NO man can live conveniently unless he propounds something to himself that may bound the whole course of his actions. There must be something for him to fly to beyond the reach of his caviling senses and corrupted reason; otherwise, he will waver in his ways and ever be in a doubtful unsettledness. If he takes policy, that is both endless and uncertain, and oftentimes depends more upon circumstances than upon the main act. What to-day is good is to-morrow unsaving; what benefits one may be the undoing of another. Besides, policy is not a flower which grows in every man’s garden. All the world is not made up of wit and stratagem. If it were, policy would then be but a fight of wit, a brain war; and in all wars how doubtful, and how unsure is victory!
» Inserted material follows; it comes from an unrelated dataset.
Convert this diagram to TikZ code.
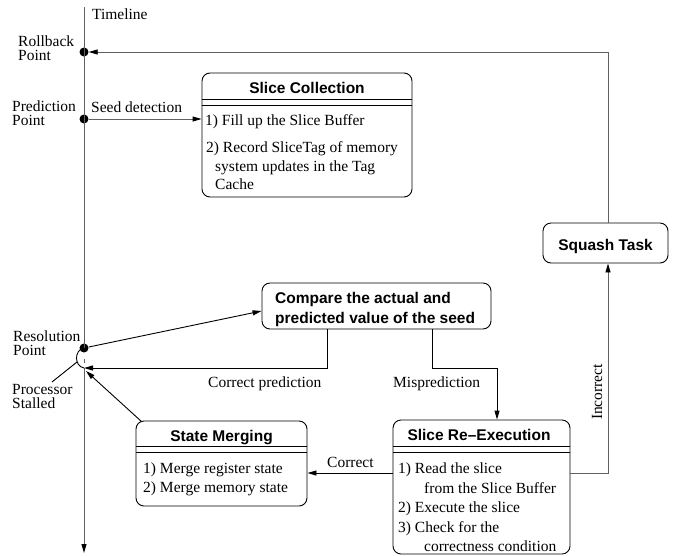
\documentclass[tikz,border=0pt]{standalone}
\usepackage{fontspec}
\setmainfont{Liberation Serif}
\setsansfont{Liberation Sans}
\usetikzlibrary{arrows.meta}
\begin{document}
\begin{tikzpicture}[x=1pt,y=-1pt,
  txt/.style={anchor=base west,inner sep=0pt,font=\fontsize{15.5}{18}\selectfont},
  ttl/.style={anchor=base,inner sep=0pt,font=\fontsize{15.5}{18}\selectfont\sffamily\bfseries},
  box/.style={draw,rounded corners=8pt,line width=0.9pt,inner sep=0pt},
  ln/.style={line width=0.9pt},
  gl/.style={line width=0.9pt,draw=black!62},
  arr/.style={-{Triangle[length=9pt,width=5pt,color=black]}},
  dot/.style={circle,fill,inner sep=0pt,minimum size=9pt}]
\useasboundingbox (0,0) rectangle (677,555);

% boxes
\node[box,minimum width=210pt,minimum height=124pt] (sc) at (307,135) {};
\node[box,minimum width=229pt,minimum height=46pt] (cmp) at (376.5,306) {};
\node[box,minimum width=125pt,minimum height=40pt] (sq) at (605.5,243) {};
\node[box,minimum width=177pt,minimum height=134pt] (sre) at (481.5,487) {};
\node[box,minimum width=171pt,minimum height=85pt] (sm) at (221.5,463.5) {};

% double separators
\draw[ln] (202,99) -- (412,99) (202,105) -- (412,105);
\draw[ln] (393,446) -- (570,446) (393,452) -- (570,452);
\draw[ln] (136,446) -- (307,446) (136,452) -- (307,452);

% titles
\node[ttl] (tsc) at (307,93) {Slice Collection};
\node[ttl] (tsq) at (605.5,250) {Squash Task};
\node[ttl] (tsre) at (479,440) {Slice Re--Execution};
\node[ttl] (tsm) at (221.5,441) {State Merging};
\node[txt,font=\fontsize{15.5}{18}\selectfont\sffamily\bfseries] (tc1) at (275,303) {Compare the actual and};
\node[txt,font=\fontsize{15.5}{18}\selectfont\sffamily\bfseries] (tc2) at (275,323) {predicted value of the seed};

% box items
\node[txt] (s1) at (205,125) {1) Fill up the Slice Buffer};
\node[txt] (s2) at (206,152) {2) Record SliceTag of memory};
\node[txt] (s3) at (215,171) {system updates in the Tag};
\node[txt] (s4) at (215,189) {Cache};
\node[txt] (r1) at (398,473) {1) Read the slice};
\node[txt] (r2) at (424,493) {from the Slice Buffer};
\node[txt] (r3) at (398,512) {2) Execute the slice};
\node[txt] (r4) at (398,532) {3) Check for the};
\node[txt] (r5) at (424,551) {correctness condition};
\node[txt] (m1) at (143,473) {1) Merge register state};
\node[txt] (m2) at (143,492) {2) Merge memory state};

% timeline
\coordinate (tltop) at (84,7);
\coordinate (tlbot) at (84,553);
\node[dot] (rb) at (84,52) {};
\node[dot] (pp) at (84,119) {};
\node[dot] (rp) at (84,348) {};
\coordinate (stall) at (84,368);
\draw[gl] (tltop) -- (rp.center);
\draw[gl,arr] (stall) -- (tlbot);
\draw[gl] (84,359) -- (84,363);
\draw[ln] (rp.center) .. controls (74,350) and (74,366) .. (stall);
\coordinate (psl) at (52,382);
\coordinate (arcl) at (77,362);
\draw[ln] (psl) -- (arcl);

% timeline labels
\node[txt] (ltl) at (92,19) {Timeline};
\node[txt] (lrb1) at (18,46) {Rollback};
\node[txt] (lrb2) at (18,60) {Point};
\node[txt] (lpp1) at (12,111) {Prediction};
\node[txt] (lpp2) at (12,125) {Point};
\node[txt] (lrp1) at (13,341) {Resolution};
\node[txt] (lrp2) at (13,355) {Point};
\node[txt] (lps1) at (12,394) {Processor};
\node[txt] (lps2) at (12,408) {Stalled};

% connectors
\draw[gl,arr] ([xshift=2.5pt]sq.north) |- (rb);
\draw[gl,arr] (pp) -- (pp -| sc.west);
\node[txt] (lsd) at (91,112) {Seed detection};
\draw[ln,arr] (rp) -- ([yshift=-5pt]cmp.west);
\draw[ln,arr] ([xshift=-49.5pt]cmp.south) |- (stall);
\node[txt] (lcp) at (208,387) {Correct prediction};
\draw[ln,arr] ([xshift=55.5pt]cmp.south) -- ++(0,39) -| ([xshift=15.5pt]sre.north);
\node[txt] (lmp) at (393,387) {Misprediction};
\draw[gl,arr] ([yshift=14pt]sre.east) -| ([xshift=2.5pt]sq.south);
\node[inner sep=0pt,rotate=90,font=\fontsize{15.5}{18}\selectfont] (linc) at (597,392) {Incorrect};
\coordinate (c1) at ([yshift=14pt]sre.west);
\draw[ln,arr] (c1) -- (c1 -| sm.east);
\node[txt] (lco) at (327,467) {Correct};
\draw[ln,arr] ([xshift=6pt,yshift=-1pt]sm.north west) -- ([xshift=2pt,yshift=-3pt]stall);
\end{tikzpicture}
\end{document}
The cunning of Œdipus in resolving the Sphinx’s riddle only betrayed him into the fatal marriage of his mother. Though Palamedes discovered the feigned madness of Ulysses, yet Ulysses afterwards, by hidden gold and forged letters, found means to have him stoned, even while he pretended to defend him. No man has an exclusive monopoly of craft. Again, craft in private individuals is infinitely limited both in respect of means and lawfulness. Even those who have allowed deceit to be lawful in princes have yet condemned it as sinful in private persons. And if a man take Nature for his guide, she is obscure and insufficient; nor, if she were sufficient, could we have her pure. Custom hath so mingled her with art that we can hardly separate the one from the other. Nature and policy are but sinking floors, which will fail us when our weight is on them. Reason is contradicting, and so is nature; and so is religion, if we measure it by either of these; but faith, being the rule of it, places it above the cavils of imagination, and so subjects both the others to it. This being above all, is that only, which, setting limits to all our actions, can confine us to a settled rest. Policy governs the world; nature, policy; but religion, all. The first two I may use as counselors, hear what they say, and weigh it; but the last must be my sovereign. They are to religion what the Apocrypha is to the Bible; they are good things, and may be bound up and read with it; but must be rejected when they cross the canonical text. God is the summit of man’s happiness; and religion is the way to it. Till we arrive at him, we are but vapors, tossed about by inconstant winds.